• What is expected: Transcribe all of the material below word for word and leave out its pictures.

● ● ● ● ●

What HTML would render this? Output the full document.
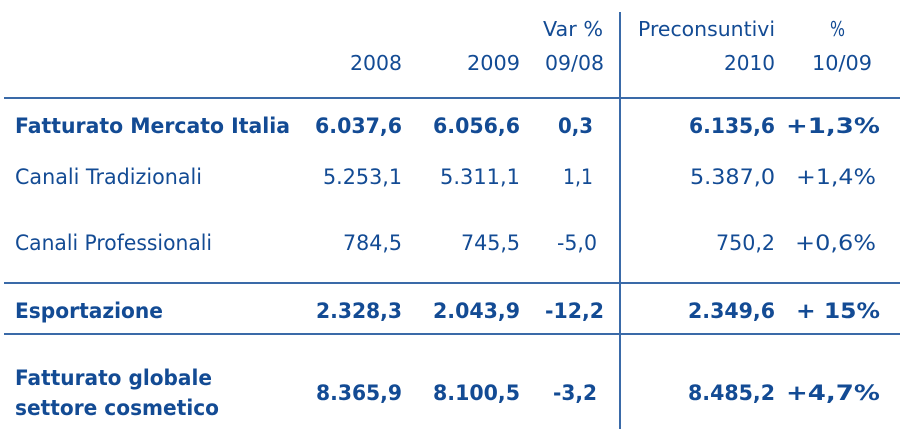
<!DOCTYPE html>
<html><head><meta charset="utf-8"><style>html,body{margin:0;padding:0;background:#fff}svg{display:block}</style></head>
<body>
<svg width="900" height="433" xmlns="http://www.w3.org/2000/svg" font-family="'DejaVu Sans','Liberation Sans',sans-serif" fill="#134b94" font-size="21">
<g stroke="#3a6aa8" stroke-width="2">
<line x1="4" y1="98" x2="900" y2="98"/>
<line x1="4" y1="283" x2="900" y2="283"/>
<line x1="4" y1="334" x2="900" y2="334"/>
<line x1="620" y1="12" x2="620" y2="429"/>
</g>
<g font-size="20">
<text x="543" y="36" textLength="60" lengthAdjust="spacingAndGlyphs">Var %</text>
<text x="638" y="36" textLength="137" lengthAdjust="spacingAndGlyphs">Preconsuntivi</text>
<text x="830" y="36" textLength="15" lengthAdjust="spacingAndGlyphs">%</text>
<text x="350" y="70" textLength="52" lengthAdjust="spacingAndGlyphs">2008</text>
<text x="467" y="70" textLength="53" lengthAdjust="spacingAndGlyphs">2009</text>
<text x="545" y="70" textLength="59" lengthAdjust="spacingAndGlyphs">09/08</text>
<text x="724" y="70" textLength="51" lengthAdjust="spacingAndGlyphs">2010</text>
<text x="812" y="70" textLength="60" lengthAdjust="spacingAndGlyphs">10/09</text>
</g>
<g font-weight="bold">
<text x="15" y="133" textLength="275" lengthAdjust="spacingAndGlyphs">Fatturato Mercato Italia</text>
<text x="315" y="133" textLength="87" lengthAdjust="spacingAndGlyphs">6.037,6</text>
<text x="433" y="133" textLength="87" lengthAdjust="spacingAndGlyphs">6.056,6</text>
<text x="558" y="133" textLength="35" lengthAdjust="spacingAndGlyphs">0,3</text>
<text x="689" y="133" textLength="86" lengthAdjust="spacingAndGlyphs">6.135,6</text>
<text x="786" y="133" textLength="94" lengthAdjust="spacingAndGlyphs">+1,3%</text>

<text x="15" y="318" textLength="148" lengthAdjust="spacingAndGlyphs">Esportazione</text>
<text x="316" y="318" textLength="86" lengthAdjust="spacingAndGlyphs">2.328,3</text>
<text x="433" y="318" textLength="87" lengthAdjust="spacingAndGlyphs">2.043,9</text>
<text x="545" y="318" textLength="59" lengthAdjust="spacingAndGlyphs">-12,2</text>
<text x="688" y="318" textLength="87" lengthAdjust="spacingAndGlyphs">2.349,6</text>
<text x="796" y="318" textLength="84" lengthAdjust="spacingAndGlyphs">+ 15%</text>

<text x="15" y="385" textLength="197" lengthAdjust="spacingAndGlyphs">Fatturato globale</text>
<text x="15" y="415" textLength="204" lengthAdjust="spacingAndGlyphs">settore cosmetico</text>
<text x="316" y="400" textLength="86" lengthAdjust="spacingAndGlyphs">8.365,9</text>
<text x="433" y="400" textLength="87" lengthAdjust="spacingAndGlyphs">8.100,5</text>
<text x="553" y="400" textLength="44" lengthAdjust="spacingAndGlyphs">-3,2</text>
<text x="688" y="400" textLength="87" lengthAdjust="spacingAndGlyphs">8.485,2</text>
<text x="786" y="400" textLength="94" lengthAdjust="spacingAndGlyphs">+4,7%</text>
</g>
<g>
<text x="15" y="184" textLength="187" lengthAdjust="spacingAndGlyphs">Canali Tradizionali</text>
<text x="323" y="184" textLength="79" lengthAdjust="spacingAndGlyphs">5.253,1</text>
<text x="440" y="184" textLength="80" lengthAdjust="spacingAndGlyphs">5.311,1</text>
<text x="563" y="184" textLength="30" lengthAdjust="spacingAndGlyphs">1,1</text>
<text x="690" y="184" textLength="85" lengthAdjust="spacingAndGlyphs">5.387,0</text>
<text x="796" y="184" textLength="80" lengthAdjust="spacingAndGlyphs">+1,4%</text>

<text x="15" y="250" textLength="197" lengthAdjust="spacingAndGlyphs">Canali Professionali</text>
<text x="343" y="250" textLength="59" lengthAdjust="spacingAndGlyphs">784,5</text>
<text x="461" y="250" textLength="59" lengthAdjust="spacingAndGlyphs">745,5</text>
<text x="557" y="250" textLength="40" lengthAdjust="spacingAndGlyphs">-5,0</text>
<text x="716" y="250" textLength="59" lengthAdjust="spacingAndGlyphs">750,2</text>
<text x="795" y="250" textLength="81" lengthAdjust="spacingAndGlyphs">+0,6%</text>
</g>
</svg>
</body></html>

● ● ● ● ●

• Exercise result:
What HTML would render this? Output the full document.
<!DOCTYPE html>
<html><head><meta charset="utf-8"><style>html,body{margin:0;padding:0;background:#fff}svg{display:block}</style></head>
<body>
<svg width="900" height="433" xmlns="http://www.w3.org/2000/svg" font-family="'DejaVu Sans','Liberation Sans',sans-serif" fill="#134b94" font-size="21">
<g stroke="#3a6aa8" stroke-width="2">
<line x1="4" y1="98" x2="900" y2="98"/>
<line x1="4" y1="283" x2="900" y2="283"/>
<line x1="4" y1="334" x2="900" y2="334"/>
<line x1="620" y1="12" x2="620" y2="429"/>
</g>
<g font-size="20">
<text x="543" y="36" textLength="60" lengthAdjust="spacingAndGlyphs">Var %</text>
<text x="638" y="36" textLength="137" lengthAdjust="spacingAndGlyphs">Preconsuntivi</text>
<text x="830" y="36" textLength="15" lengthAdjust="spacingAndGlyphs">%</text>
<text x="350" y="70" textLength="52" lengthAdjust="spacingAndGlyphs">2008</text>
<text x="467" y="70" textLength="53" lengthAdjust="spacingAndGlyphs">2009</text>
<text x="545" y="70" textLength="59" lengthAdjust="spacingAndGlyphs">09/08</text>
<text x="724" y="70" textLength="51" lengthAdjust="spacingAndGlyphs">2010</text>
<text x="812" y="70" textLength="60" lengthAdjust="spacingAndGlyphs">10/09</text>
</g>
<g font-weight="bold">
<text x="15" y="133" textLength="275" lengthAdjust="spacingAndGlyphs">Fatturato Mercato Italia</text>
<text x="315" y="133" textLength="87" lengthAdjust="spacingAndGlyphs">6.037,6</text>
<text x="433" y="133" textLength="87" lengthAdjust="spacingAndGlyphs">6.056,6</text>
<text x="558" y="133" textLength="35" lengthAdjust="spacingAndGlyphs">0,3</text>
<text x="689" y="133" textLength="86" lengthAdjust="spacingAndGlyphs">6.135,6</text>
<text x="786" y="133" textLength="94" lengthAdjust="spacingAndGlyphs">+1,3%</text>

<text x="15" y="318" textLength="148" lengthAdjust="spacingAndGlyphs">Esportazione</text>
<text x="316" y="318" textLength="86" lengthAdjust="spacingAndGlyphs">2.328,3</text>
<text x="433" y="318" textLength="87" lengthAdjust="spacingAndGlyphs">2.043,9</text>
<text x="545" y="318" textLength="59" lengthAdjust="spacingAndGlyphs">-12,2</text>
<text x="688" y="318" textLength="87" lengthAdjust="spacingAndGlyphs">2.349,6</text>
<text x="796" y="318" textLength="84" lengthAdjust="spacingAndGlyphs">+ 15%</text>

<text x="15" y="385" textLength="197" lengthAdjust="spacingAndGlyphs">Fatturato globale</text>
<text x="15" y="415" textLength="204" lengthAdjust="spacingAndGlyphs">settore cosmetico</text>
<text x="316" y="400" textLength="86" lengthAdjust="spacingAndGlyphs">8.365,9</text>
<text x="433" y="400" textLength="87" lengthAdjust="spacingAndGlyphs">8.100,5</text>
<text x="553" y="400" textLength="44" lengthAdjust="spacingAndGlyphs">-3,2</text>
<text x="688" y="400" textLength="87" lengthAdjust="spacingAndGlyphs">8.485,2</text>
<text x="786" y="400" textLength="94" lengthAdjust="spacingAndGlyphs">+4,7%</text>
</g>
<g>
<text x="15" y="184" textLength="187" lengthAdjust="spacingAndGlyphs">Canali Tradizionali</text>
<text x="323" y="184" textLength="79" lengthAdjust="spacingAndGlyphs">5.253,1</text>
<text x="440" y="184" textLength="80" lengthAdjust="spacingAndGlyphs">5.311,1</text>
<text x="563" y="184" textLength="30" lengthAdjust="spacingAndGlyphs">1,1</text>
<text x="690" y="184" textLength="85" lengthAdjust="spacingAndGlyphs">5.387,0</text>
<text x="796" y="184" textLength="80" lengthAdjust="spacingAndGlyphs">+1,4%</text>

<text x="15" y="250" textLength="197" lengthAdjust="spacingAndGlyphs">Canali Professionali</text>
<text x="343" y="250" textLength="59" lengthAdjust="spacingAndGlyphs">784,5</text>
<text x="461" y="250" textLength="59" lengthAdjust="spacingAndGlyphs">745,5</text>
<text x="557" y="250" textLength="40" lengthAdjust="spacingAndGlyphs">-5,0</text>
<text x="716" y="250" textLength="59" lengthAdjust="spacingAndGlyphs">750,2</text>
<text x="795" y="250" textLength="81" lengthAdjust="spacingAndGlyphs">+0,6%</text>
</g>
</svg>
</body></html>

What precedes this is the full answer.